Background
I worked as a project manager for a smallish (~35 staff) Dev agency that used an HR platform for staffing matters including performance management.
As part of the performance management process employees were made to give anonymous feedback on their colleagues from time to time. This was not optional, we had to give the feedback.
We worked in small teams and so the feedback wasn't actually anonymous: most/all of the time it was obvious who it came from.
The feedback requests were presented and phrased in such a way that encouraged and sought negative feedback under the false premise of security via anonymity.
As a consequence the system was open to abuse and backstabbing.
As a PM my work to create a highly performing team with good dynamics was being undermined. From my perspective I felt that if someone had a problem with another person or issue then they should raise it directly.
I raised my concerns about the anonymous feedback system with the HO Delivery, who seemed nonplussed. I was puzzled, I could not understand why the organization was using such a harmful system.
I came to the conclusion that the system of anonymous feedback was actually used as a legal tool - to be used as evidence in a court of law for employment tribunals, should they arise.
Am I being naive here? Is it obvious and an open secret that this is why organizations seek negative employee feedback from colleagues?
Employee feedback systems can be useful, especially in larger organizations, for example for senior managers to gauge employee sentiment and ideas. But for small organizations anonymous employee feedback seems perverse.
What is your experience? What is the real purpose of these systems? Can it ever work well in small orgs?
As an employee, my approach to peer feedback to make sure that I write every piece of feedback ever provided about me by peers, in exchange for them either writing their own feedback or my offering to spend an hour writing detailed praise for them.
In 5 years, as far as I know, no piece of peer feedback has not been written by me.
Plenty of the comments have appeared word for word in my performance reviews. Entire paragraphs lifted to be used as part of my overall review. So some of it just seems like lazy management.
How is X doing? They have repeatedly crowdsourced that answer. Perhaps out of laziness. Perhaps out of ignorance.
This is a problem to fix with culture, not necessarily "better" software tools. The nature of HR is to prioritize employees that are giving more value to the bottom line even if those employees are wreaking havoc on others. Which obviously indicates how short-sighted HR tools / people always are.
If you feel strongly about this, establish clear boundaries on your team or talk to the founders (NOT HR). Growing employees is the most powerful metric long term, especially if you can trust them and they like working with you and their team.
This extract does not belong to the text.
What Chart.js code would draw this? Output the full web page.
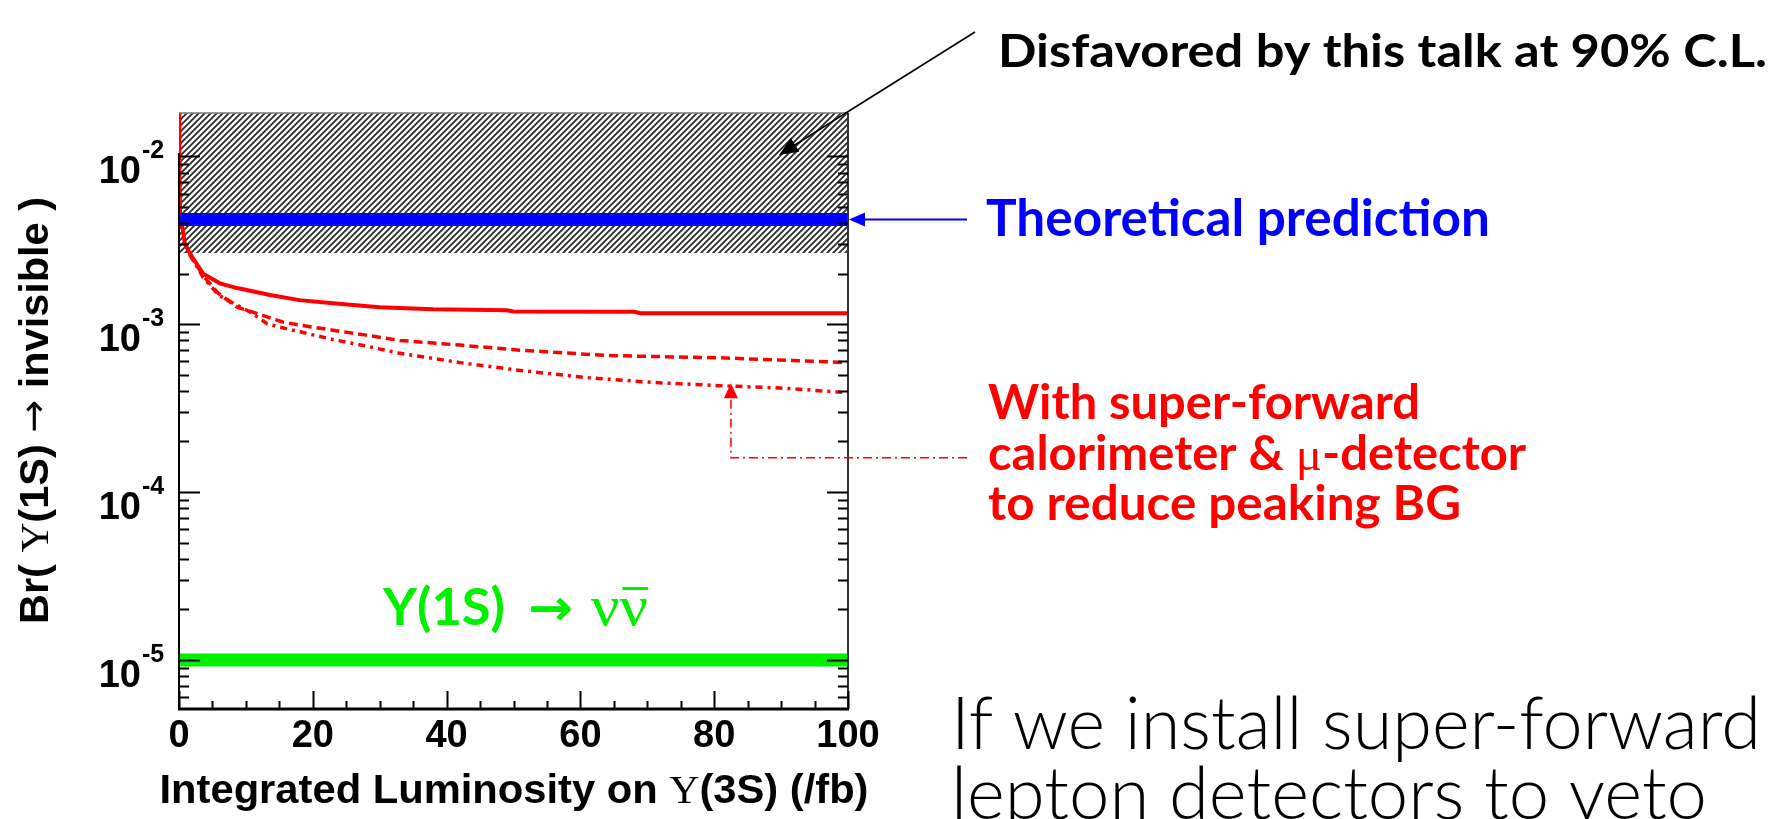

However, the system doesn't stand alone. Giving and receiving good feedback is a skill. Coordinating, interpreting, and using it is a lot of work and generally it takes good managers to really make all this work. It's difficult and takes a lot of time.
So, when time gets tight or the good manager gets tired, everything will regress. At best it becomes a chore for everyone. At worst it becomes negative leverage used by HR or people with an agenda against you.